SW: Actually, the swimming and drinking elements of the novel came about independently; it wasn’t until I was leafing through the published book, considering scenes for readings, that I noticed how much drinking goes on. Prohibition was a time when people (at least those who could get their hands on booze) drank twice as much as they might have had there not been a rule telling them they couldn’t. But in keeping with your question—I only became aware of the metaphorical implications and relationship between swimming and drinking after the book was written. I thought it was funny and somewhat apt because if you look up "swim" in the dictionary, you’ll find a few definitions, the first being: 1) to propel the body through water by working the arms and legs; and 2) to experience a dizzy or confused feeling in the head. I thought the definitions were funny, in part because Savi (the protagonist) excels at both forms of "swimming."

JW: You’ve submerged your characters in the Prohibition era with 1920s diction and lots of period details, including the satin crêpe dress that Savanna wears to a fancy lunch, and the explosion of flares and flash powder at a photo shoot. What was your research process like for the story’s historical side?

SW: I read 1920s literature voraciously. I also watched movies, both old movies and contemporary movies depicting the 1920s. One of my professors at UBC told me I needed to immerse so deeply into the era that the idea of wearing pants should feel totally ridiculous.

JW: Despite Savi’s incredible talent and drive, she can also be her own worst critic—she berates herself for her real and perceived failures, and is often easily swayed by other people’s opinions of her. While you were writing this novel, did you have your own inner naysayer? And if so, were you able to drown it?

SW: I think there is something about the writing process that can bring out the purest form of insecurity. I definitely had spells where I felt like I could use a drink before noon. For me, the most difficult times were when I had to re-immerse myself into the project after periods of being away from it. Or when I had to prioritize/justify the time I needed to properly write the book. Sometimes that meant asking for time off work, sometimes it meant protecting my writing time from social temptations. But once I was back in the text, the period, the story, and especially into Savi’s voice—that’s when she would become autonomous again and start taking off and doing things I hadn’t expected. That part is the best, when time becomes fluid and you’re lost in this other world. It was during these stretches that I was able to drown the challenging thoughts.

JW: Who are some of your writing influences? Are you reading anything especially delightful right now?

SW: I’ve been told it’s really cliché to answer this question with Hemingway, but it’s the truth. Hemingway was and continues to be an inspiration. I love the brevity of his writing and the way his scenes feel so visceral without excessive description. My other favourite 1920s writer is Dorothy Parker. I love her writing—she is one of the funniest, most brilliant writers I have ever read. I quoted her to my editor when we were working together: "This is not a novel to be tossed aside lightly. It should be thrown with great force." I love that—it was exactly how I was feeling about the book before I handed the manuscript back to him. Contemporary writers who have captured my imagination include Wayne Johnson, Keith Maillard, and Meg Wolitzer, among others. Literary fiction aside, I recently picked up a copy of The Female Brain by Louann Brizendine, M.D., while I was travelling and I can’t put it down.

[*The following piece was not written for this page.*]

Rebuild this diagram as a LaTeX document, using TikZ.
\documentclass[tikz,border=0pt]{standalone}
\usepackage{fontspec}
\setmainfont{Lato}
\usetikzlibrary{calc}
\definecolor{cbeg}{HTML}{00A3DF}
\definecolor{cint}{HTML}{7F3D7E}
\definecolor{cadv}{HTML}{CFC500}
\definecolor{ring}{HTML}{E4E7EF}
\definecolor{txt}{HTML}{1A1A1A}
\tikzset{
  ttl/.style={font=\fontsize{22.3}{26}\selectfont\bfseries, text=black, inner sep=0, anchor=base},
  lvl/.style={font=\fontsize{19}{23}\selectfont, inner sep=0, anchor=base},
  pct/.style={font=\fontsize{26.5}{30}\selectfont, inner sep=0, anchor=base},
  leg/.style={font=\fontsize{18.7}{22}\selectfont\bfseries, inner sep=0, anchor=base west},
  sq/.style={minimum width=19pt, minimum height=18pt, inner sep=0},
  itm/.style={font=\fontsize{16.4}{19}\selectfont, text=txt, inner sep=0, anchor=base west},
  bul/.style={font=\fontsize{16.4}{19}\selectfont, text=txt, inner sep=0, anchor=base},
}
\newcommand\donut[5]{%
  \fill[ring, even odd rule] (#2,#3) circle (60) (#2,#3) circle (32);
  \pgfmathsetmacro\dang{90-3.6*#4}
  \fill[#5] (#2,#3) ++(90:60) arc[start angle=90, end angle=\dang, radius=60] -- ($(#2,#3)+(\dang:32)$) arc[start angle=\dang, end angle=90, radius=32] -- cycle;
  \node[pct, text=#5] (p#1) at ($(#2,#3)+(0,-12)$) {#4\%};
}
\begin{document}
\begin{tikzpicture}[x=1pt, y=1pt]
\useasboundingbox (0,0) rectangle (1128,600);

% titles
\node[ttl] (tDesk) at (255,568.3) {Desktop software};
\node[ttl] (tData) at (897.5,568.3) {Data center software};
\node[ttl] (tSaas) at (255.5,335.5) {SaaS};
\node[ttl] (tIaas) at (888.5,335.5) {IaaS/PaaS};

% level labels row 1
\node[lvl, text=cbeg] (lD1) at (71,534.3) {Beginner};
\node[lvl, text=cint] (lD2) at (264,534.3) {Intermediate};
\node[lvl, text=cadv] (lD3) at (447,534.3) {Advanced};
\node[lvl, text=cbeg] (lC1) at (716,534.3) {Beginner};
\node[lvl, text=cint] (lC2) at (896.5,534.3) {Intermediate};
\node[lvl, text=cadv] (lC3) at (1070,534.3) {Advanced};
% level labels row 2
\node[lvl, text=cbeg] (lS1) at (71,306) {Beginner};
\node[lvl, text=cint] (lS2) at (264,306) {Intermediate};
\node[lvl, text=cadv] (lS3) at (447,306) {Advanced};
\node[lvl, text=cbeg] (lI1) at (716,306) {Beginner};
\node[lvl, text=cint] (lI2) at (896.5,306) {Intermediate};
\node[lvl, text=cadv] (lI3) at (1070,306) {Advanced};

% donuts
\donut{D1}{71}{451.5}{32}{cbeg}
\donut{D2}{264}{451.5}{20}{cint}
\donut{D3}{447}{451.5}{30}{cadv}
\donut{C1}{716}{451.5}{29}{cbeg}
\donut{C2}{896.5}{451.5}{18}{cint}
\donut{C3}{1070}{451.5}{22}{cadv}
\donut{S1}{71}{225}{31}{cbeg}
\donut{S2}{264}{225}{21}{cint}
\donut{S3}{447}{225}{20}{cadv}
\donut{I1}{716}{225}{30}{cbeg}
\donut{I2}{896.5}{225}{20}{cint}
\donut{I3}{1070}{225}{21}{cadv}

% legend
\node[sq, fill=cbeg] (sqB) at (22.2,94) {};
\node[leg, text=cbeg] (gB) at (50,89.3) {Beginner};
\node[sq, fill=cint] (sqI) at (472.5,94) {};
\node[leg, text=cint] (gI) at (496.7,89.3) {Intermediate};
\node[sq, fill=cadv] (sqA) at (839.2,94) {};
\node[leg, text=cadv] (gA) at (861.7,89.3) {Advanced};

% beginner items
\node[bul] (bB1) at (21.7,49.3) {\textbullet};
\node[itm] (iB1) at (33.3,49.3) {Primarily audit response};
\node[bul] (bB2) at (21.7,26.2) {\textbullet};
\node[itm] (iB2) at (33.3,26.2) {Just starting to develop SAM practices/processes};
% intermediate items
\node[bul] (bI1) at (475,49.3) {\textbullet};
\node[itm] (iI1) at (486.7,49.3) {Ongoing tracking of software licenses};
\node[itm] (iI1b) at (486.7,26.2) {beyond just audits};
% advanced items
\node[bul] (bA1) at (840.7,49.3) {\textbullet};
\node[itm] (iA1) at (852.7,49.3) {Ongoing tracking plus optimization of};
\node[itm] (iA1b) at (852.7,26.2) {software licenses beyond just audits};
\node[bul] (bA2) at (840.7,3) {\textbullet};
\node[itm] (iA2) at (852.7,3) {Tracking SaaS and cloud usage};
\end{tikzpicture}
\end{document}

JW: Overall, what’s been your experience so far with having your first book out in the world? And are you working on any new projects these days?

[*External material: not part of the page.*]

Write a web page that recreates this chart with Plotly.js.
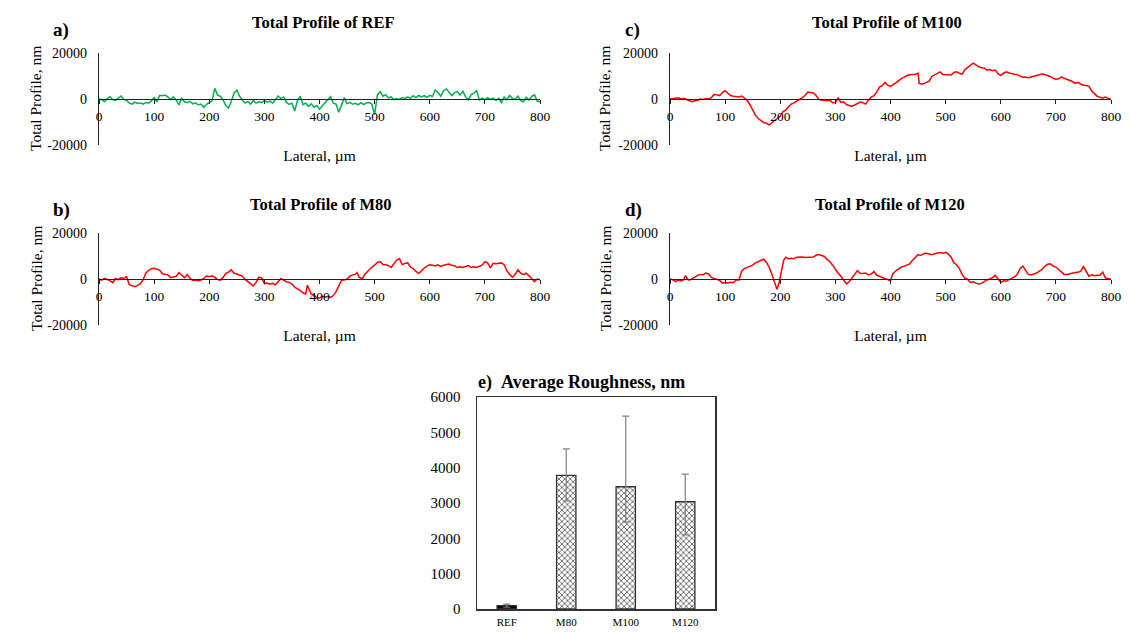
<!DOCTYPE html>
<html>
<head>
<meta charset="utf-8">
<script src="https://cdn.plot.ly/plotly-3.0.1.min.js"></script>
<style>html,body{margin:0;padding:0;background:#fff;}#chart{width:1135px;height:632px;}</style>
</head>
<body>
<div id="chart"></div>
<script>
// ---------- DATA ----------
// Profiles: [lateral position (µm), total profile (nm)]
const profileREF = [[0,0],[5,-300],[10,-1200],[15,200],[20,1000],[25,-300],[30,-600],[35,300],[40,1300],[45,-200],[50,-600],[55,-1800],[60,-2200],[65,-1400],[70,-1900],[75,-1700],[80,-2200],[85,-1500],[90,-1800],[95,-800],[100,600],[105,-1300],[110,1600],[115,1400],[120,1700],[125,800],[130,-200],[135,900],[140,-400],[145,-2600],[150,300],[155,-1200],[160,-1600],[165,-1000],[170,-2100],[175,-1700],[180,-2500],[185,-2200],[190,-3600],[195,-2300],[200,-1400],[205,-800],[210,4600],[215,1800],[220,1200],[225,-400],[230,-2800],[235,-3900],[240,-1000],[245,2500],[250,3900],[255,1200],[260,-500],[265,-1800],[270,-1100],[275,-2200],[280,-700],[285,-1800],[290,-1200],[295,-1600],[300,-700],[305,-1400],[310,-900],[315,-1800],[320,-300],[325,1300],[330,200],[335,900],[340,-1500],[345,-2300],[350,-1800],[355,-5200],[360,-700],[365,1200],[370,-2500],[375,-1800],[380,-3200],[385,-2100],[390,-3600],[395,-2800],[400,-4500],[405,-2900],[410,-1600],[415,-300],[420,1000],[425,-1800],[430,-2200],[435,-5800],[440,-3000],[445,600],[450,-2100],[455,-1500],[460,-2300],[465,-1900],[470,-2500],[475,-1600],[480,-2400],[485,-1700],[490,-1500],[495,-2200],[500,-6800],[505,1800],[510,3200],[515,1200],[520,1900],[525,500],[530,900],[535,-300],[540,200],[545,-200],[550,600],[555,200],[560,900],[565,300],[570,1400],[575,600],[580,1600],[585,900],[590,1500],[595,700],[600,1600],[605,1100],[610,3900],[615,2800],[620,1200],[625,3600],[630,4400],[635,2900],[640,1500],[645,2800],[650,3200],[655,1700],[660,3400],[665,900],[670,-300],[675,1900],[680,2500],[685,3600],[690,-400],[695,400],[700,-300],[705,600],[710,-200],[715,400],[720,-600],[725,300],[730,-1500],[735,900],[740,-300],[745,1500],[750,200],[755,-200],[760,1300],[765,-700],[770,-1200],[775,800],[780,-400],[785,1200],[790,1800],[795,-900],[800,-1200]];

const profileM80 = [[0,0],[5,-500],[10,300],[15,-200],[20,-800],[25,-1600],[30,200],[35,-300],[40,500],[45,300],[50,1000],[55,-2500],[60,-3000],[65,-3300],[70,-2800],[75,-2000],[80,-300],[85,2500],[90,3800],[95,4500],[100,4700],[105,4400],[110,3900],[115,2300],[120,2000],[125,1800],[130,600],[135,900],[140,1200],[145,2800],[150,1500],[155,600],[160,2000],[165,300],[170,-600],[175,-400],[180,-800],[185,-500],[190,300],[195,1300],[200,1000],[205,1400],[210,800],[215,-200],[220,-500],[225,600],[230,2500],[235,3000],[240,4000],[245,2500],[250,2200],[255,1800],[260,1300],[265,-200],[270,-1200],[275,-2000],[280,-3000],[285,-1500],[290,800],[295,500],[300,-2000],[305,-1800],[310,-2300],[315,-1900],[320,-2500],[325,-1200],[330,200],[335,-500],[340,-1200],[345,-1500],[350,-2200],[355,-3500],[360,-4200],[365,-5000],[370,-6000],[375,-6500],[378,-2700],[382,-4500],[385,-6500],[390,-7000],[395,-8200],[400,-8300],[405,-7500],[410,-7800],[415,-7600],[420,-8000],[425,-7200],[430,-5500],[435,-3000],[440,-500],[445,-400],[450,0],[455,1200],[460,1800],[465,2000],[468,2800],[472,700],[478,200],[482,2000],[490,4000],[495,5200],[500,6000],[505,7200],[510,7600],[515,6300],[520,6200],[525,5800],[530,5000],[535,6500],[540,8200],[545,8800],[550,6200],[555,6800],[560,7000],[565,5200],[570,4500],[575,3300],[580,2500],[585,3500],[590,4800],[595,5600],[600,6200],[605,6000],[610,5700],[615,6200],[620,5500],[625,6000],[630,6400],[635,6500],[640,6000],[645,5800],[650,5000],[655,5300],[660,5000],[665,5500],[670,5800],[675,5000],[680,5300],[685,5000],[690,5600],[695,6000],[700,7500],[705,7000],[710,4800],[715,6800],[720,6600],[725,6800],[730,7000],[735,6200],[740,3500],[745,2000],[750,800],[755,2000],[760,4000],[765,2500],[770,1900],[775,2500],[780,1500],[785,200],[790,-1200],[795,0],[800,-300]];

const profileM100 = [[0,0],[5,200],[10,600],[15,500],[20,0],[25,300],[30,-200],[35,-800],[40,-1200],[45,-800],[50,-600],[55,0],[60,-200],[65,200],[70,0],[75,600],[80,2000],[85,1800],[90,1500],[95,2800],[100,3600],[105,2500],[110,1500],[115,1200],[120,1200],[125,900],[130,1300],[135,200],[140,-600],[145,-2500],[150,-5000],[155,-7000],[160,-8500],[165,-9500],[170,-10200],[175,-10500],[180,-11300],[185,-10200],[190,-9300],[195,-8800],[200,-7500],[205,-5500],[210,-4800],[215,-3500],[220,-2200],[225,-1700],[230,-1000],[235,-200],[240,600],[245,1500],[250,3000],[255,2800],[260,2600],[265,1500],[270,-200],[275,-500],[280,-400],[285,-700],[290,-500],[295,-1600],[300,-1500],[305,500],[310,-1500],[315,-1200],[320,-2400],[325,-2800],[330,-3100],[335,-2600],[340,-1800],[345,-1300],[350,-1600],[355,-2200],[360,-500],[365,800],[370,1500],[375,3000],[380,5200],[385,5800],[390,7200],[395,6000],[400,5500],[405,6200],[410,7000],[415,8000],[420,9000],[425,9500],[430,10200],[435,10500],[440,10500],[445,10800],[450,11200],[452,6800],[455,6500],[460,6600],[465,7200],[470,7800],[475,9800],[480,10500],[485,11200],[490,11800],[495,10600],[500,10500],[505,10300],[510,10400],[515,11500],[520,11800],[525,11200],[530,10800],[535,12800],[540,13800],[545,14500],[550,15600],[555,14800],[560,14000],[565,13600],[570,13500],[575,12500],[580,12800],[585,12300],[590,12600],[595,11000],[600,10200],[605,11200],[610,11800],[615,11300],[620,11200],[625,10800],[630,10600],[635,10000],[640,9500],[645,9600],[650,9300],[655,9600],[660,9800],[665,10200],[670,10500],[675,11000],[680,10600],[685,10000],[690,9800],[695,9000],[700,8600],[705,8800],[710,9600],[715,9000],[720,8600],[725,8000],[730,7600],[735,6800],[740,7200],[745,6500],[750,6000],[755,5900],[760,5500],[765,3500],[770,2200],[775,1200],[780,800],[785,300],[790,800],[795,400],[800,-200]];

const profileM120 = [[0,0],[5,-300],[10,-1100],[15,-400],[20,-800],[25,-300],[28,1500],[32,-200],[35,-500],[40,0],[45,800],[50,1600],[55,2000],[60,1900],[65,2600],[70,2200],[75,700],[80,200],[85,-300],[90,-600],[95,-1800],[100,-1500],[105,-1700],[110,-1400],[115,-1600],[120,-300],[125,-500],[130,3500],[135,4500],[140,5000],[145,5300],[150,6000],[155,7000],[160,7600],[165,8000],[170,8600],[175,7200],[180,5000],[185,2000],[190,-2000],[194,-4500],[198,-1500],[202,4000],[206,8000],[210,9500],[215,8800],[220,9000],[225,8800],[230,9500],[235,9600],[240,9600],[245,9400],[250,9500],[255,9500],[260,9600],[265,10300],[270,10600],[275,10200],[280,9800],[285,8500],[290,7500],[295,6000],[300,4000],[305,2500],[310,1200],[315,-500],[320,-2100],[325,-1200],[330,200],[335,2000],[340,3600],[345,2500],[350,2400],[355,2600],[360,1800],[365,2200],[370,3200],[375,1600],[380,1200],[385,500],[390,100],[395,-200],[400,-800],[402,800],[405,2500],[410,3600],[415,4500],[420,5200],[425,5600],[430,6000],[435,6600],[440,8200],[445,9500],[450,10600],[455,10200],[460,11000],[465,11200],[470,10800],[475,10600],[480,11000],[485,11400],[490,11500],[495,11200],[500,11600],[505,10800],[510,9500],[515,7000],[520,6200],[525,4500],[530,2000],[535,300],[540,-200],[545,-1500],[550,-1200],[555,-1800],[560,-2200],[565,-1900],[570,-1000],[575,-400],[580,0],[585,600],[590,1600],[595,200],[600,-1500],[605,-800],[610,-1000],[615,-300],[620,200],[625,900],[630,2000],[635,4500],[640,5600],[645,3800],[650,2000],[655,1800],[660,2100],[665,2600],[670,3400],[675,4200],[680,5500],[685,6400],[690,6600],[695,5600],[700,5200],[705,4000],[710,2800],[715,2000],[720,2000],[725,2300],[730,2700],[735,2800],[740,2900],[745,3400],[750,5400],[755,3500],[760,1200],[765,1800],[770,1400],[775,1600],[780,1600],[785,3000],[790,400],[795,200],[800,-100]];

// Average roughness bar chart
const samples = ['REF', 'M80', 'M100', 'M120'];
const roughness = [95, 3780, 3460, 3035];
const roughnessErrPlus = [45, 750, 2000, 780];
const roughnessErrMinus = [45, 720, 1000, 935];

// Tick labels
const profileTickVals = [-20000, 0, 20000];
const profileTickText = ['-20000', '0', '20000'];
const lateralTicks = [0, 100, 200, 300, 400, 500, 600, 700, 800];

// ---------- LAYOUT ----------
const W = 1135, H = 632;
const FONT = 'Liberation Serif, Times New Roman, serif';
const px = v => v / W;
const py = v => 1 - v / H;

function profileTrace(data, color, xa, ya) {
  return {
    type: 'scatter', mode: 'lines',
    x: data.map(p => p[0]), y: data.map(p => p[1]),
    xaxis: xa, yaxis: ya,
    line: {color: color, width: 1.5},
    hoverinfo: 'x+y'
  };
}

function xAxisFor(x0, x1, yDom) {
  return {
    domain: [px(x0), px(x1)], range: [0, 800], anchor: 'free',
    position: (yDom[0] + yDom[1]) / 2,
    tickvals: lateralTicks, ticks: 'outside', ticklen: 4, tickcolor: '#222',
    showline: true, linecolor: '#222', linewidth: 1.3,
    showgrid: false, zeroline: false,
    tickfont: {family: FONT, size: 13.5, color: '#000'},
    title: {text: 'Lateral, µm', font: {family: FONT, size: 15.5, color: '#000'}, standoff: 27}
  };
}
function yAxisFor(yDom, xa) {
  return {
    domain: yDom, range: [-20000, 20000], anchor: xa,
    tickvals: profileTickVals, ticktext: profileTickText,
    ticks: 'inside', ticklen: 4, tickcolor: '#222',
    showline: true, linecolor: '#222', linewidth: 1.3,
    showgrid: false, zeroline: false, ticklabelstandoff: 8,
    tickfont: {family: FONT, size: 14, color: '#000'}
  };
}

const yTop = [py(145), py(53)];
const yMid = [py(325), py(233)];

const traces = [
  profileTrace(profileREF, '#00B050', 'x', 'y'),
  profileTrace(profileM100, '#FF0000', 'x2', 'y2'),
  profileTrace(profileM80, '#FF0000', 'x3', 'y3'),
  profileTrace(profileM120, '#FF0000', 'x4', 'y4'),
  {
    type: 'bar', x: samples, y: roughness, xaxis: 'x5', yaxis: 'y5',
    marker: {
      color: ['#000000', '#4a4a4a', '#4a4a4a', '#4a4a4a'],
      line: {color: '#333', width: 1.3},
      pattern: {shape: ['', 'x', 'x', 'x'], size: 4, solidity: 0.35}
    },
    error_y: {type: 'data', symmetric: false, array: roughnessErrPlus, arrayminus: roughnessErrMinus,
              color: '#808080', thickness: 1.2, width: 3.5}
  }
];

function ann(text, x, y, size, anchor, angle) {
  return {text: text, xref: 'paper', yref: 'paper', x: px(x), y: py(y),
          xanchor: anchor || 'center', yanchor: 'middle', showarrow: false,
          textangle: angle || 0,
          font: {family: FONT, size: size, color: '#000'}};
}

const layout = {
  width: W, height: H,
  margin: {l: 0, r: 0, t: 0, b: 0},
  paper_bgcolor: '#fff', plot_bgcolor: '#fff',
  showlegend: false,
  font: {family: FONT, color: '#000'},
  bargap: 0.675,
  xaxis: xAxisFor(99, 540, yTop), yaxis: yAxisFor(yTop, 'x'),
  xaxis2: xAxisFor(670, 1111, yTop), yaxis2: yAxisFor(yTop, 'x2'),
  xaxis3: xAxisFor(99, 540, yMid), yaxis3: yAxisFor(yMid, 'x3'),
  xaxis4: xAxisFor(670, 1111, yMid), yaxis4: yAxisFor(yMid, 'x4'),
  xaxis5: {
    domain: [px(477), px(715)], anchor: 'y5', type: 'category',
    showline: true, mirror: true, linecolor: '#333', linewidth: 1.5,
    ticks: '', showgrid: false, zeroline: false, ticklabelstandoff: 2,
    tickfont: {family: FONT, size: 11, color: '#000'}
  },
  yaxis5: {
    domain: [py(609), py(397)], anchor: 'x5', range: [0, 6000], dtick: 1000, tickformat: 'd',
    showline: true, mirror: true, linecolor: '#333', linewidth: 1.5,
    ticks: '', showgrid: false, zeroline: false, ticklabelstandoff: 12,
    tickfont: {family: FONT, size: 15, color: '#000'}
  },
  annotations: [
    ann('<b>Total Profile of REF</b>', 323, 23, 16.5),
    ann('<b>Total Profile of M100</b>', 887, 23, 16.5),
    ann('<b>Total Profile of M80</b>', 321, 205, 16.5),
    ann('<b>Total Profile of M120</b>', 890, 205, 16.5),
    ann('<b>a)</b>', 61, 30, 19),
    ann('<b>c)</b>', 632, 30, 19),
    ann('<b>b)</b>', 61, 210, 19),
    ann('<b>d)</b>', 633, 210, 19),
    ann('Total Profile, nm', 36, 99, 15.5, 'center', -90),
    ann('Total Profile, nm', 605, 99, 15.5, 'center', -90),
    ann('Total Profile, nm', 36, 279, 15.5, 'center', -90),
    ann('Total Profile, nm', 605, 279, 15.5, 'center', -90),
    ann('<b>e)\u00A0\u00A0Average Roughness, nm</b>', 476, 382, 18, 'left')
  ]
};

Plotly.newPlot('chart', traces, layout, {displayModeBar: false, staticPlot: true});
</script>
</body>
</html>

SW: At first I felt sick. For me, having a book released into the world has been a massive lesson in letting go. But now that it’s out there and people are reading it, I feel more at peace with the whole experience, at peace with people having their own questions, interpretations, and thoughts.

As to new projects, I’m planning to revisit a skeletal manuscript I started two years ago—a patchwork of ideas for a second novel that explores a young woman’s journey as she is forced to reframe her core beliefs around sex. In the spirit of what I said about Hemingway, I see my new protagonist as a modern-day (and female) Jake Barnes, rambling around a city where (she thinks) everyone takes sex for granted.